For those relying on smallish equipment that can be made in factories — think solar panels — costs have plummeted and adoption soared. Those that require big, bespoke engineering projects, such as conventional nuclear plants, have suffered delays and cost increases. Wind turbine troubles also suggest that scale works best when what is being scaled up is manufacturing capacity, rather than the size of the product.
Proponents of direct air capture (or DAC) are hoping to harness the magic of the learning curve. This nascent technology sucks CO₂ out of the air and then stores it underground. The world’s largest plant, inaugurated by Climeworks in Iceland, will capture 36,000 tonnes of CO₂ per year — roughly the amount emitted by 4,500 UK households. At an estimated cost of $1,000 per tonne of CO₂ today, it is also eye-poppingly expensive.

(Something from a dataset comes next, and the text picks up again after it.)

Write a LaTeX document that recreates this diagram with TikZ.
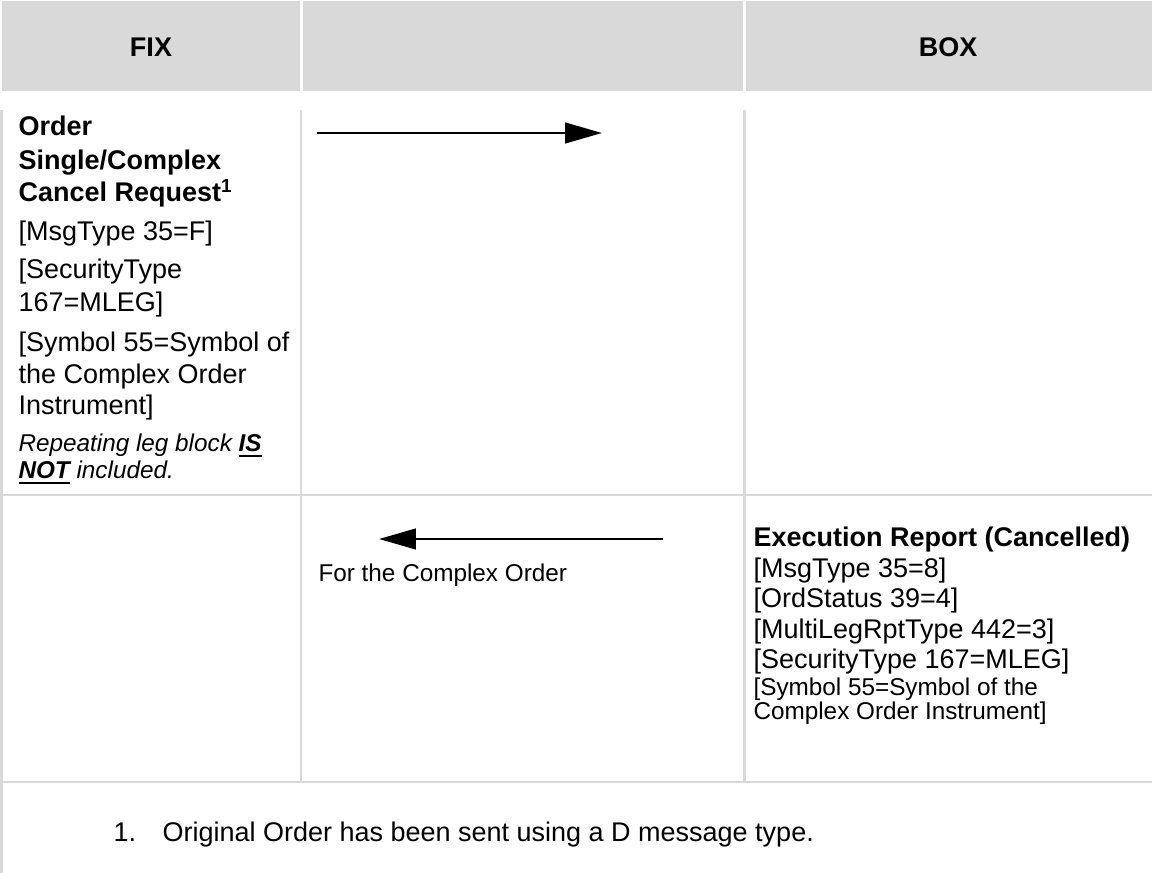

Yet unlike large-scale nuclear, DAC plants are modular — made up of lots of boxes with fans and filters. That raises hopes for an entirely different sort of cost curve.
Take the boxes. Spreading their cost over the CO₂ they will capture over their useful life yields a capex cost of $330/tCO2, or a third of the total. As this kit moves from being custom-made to manufactured at scale, however, its price will fall sharply. Add in improvements in energy efficiency and operating costs, and — if DAC really does scale up to the multi-gigatonnes of capacity required by most net zero pathways — its cost may end up in the region of $100-150/tCO2 by 2050.
Of course, 25-year forecasts are not much more than lines on charts. Yet the DAC story looks broadly plausible, and would make it competitive with some of the costlier carbon-abatement options.
For example, one of the (speculative) options for decarbonising long-distance flying relies on making synthetic jet fuel using green hydrogen and then reacting it with CO₂ captured from the air. That is an expensive way round the problem: rough numbers suggest it might cost $220 per tonne of avoided CO₂, twice as much as DAC.
It is not hard to see why airlines might well prefer homegrown decarbonisation options, which create a supply chain they can work with and even perhaps invest in. Current regulation pushes them in that direction too.
But such hard-to-abate sectors would do well to support the scale up of DAC. Its projected cost decline could reduce the growing burden of the energy transition.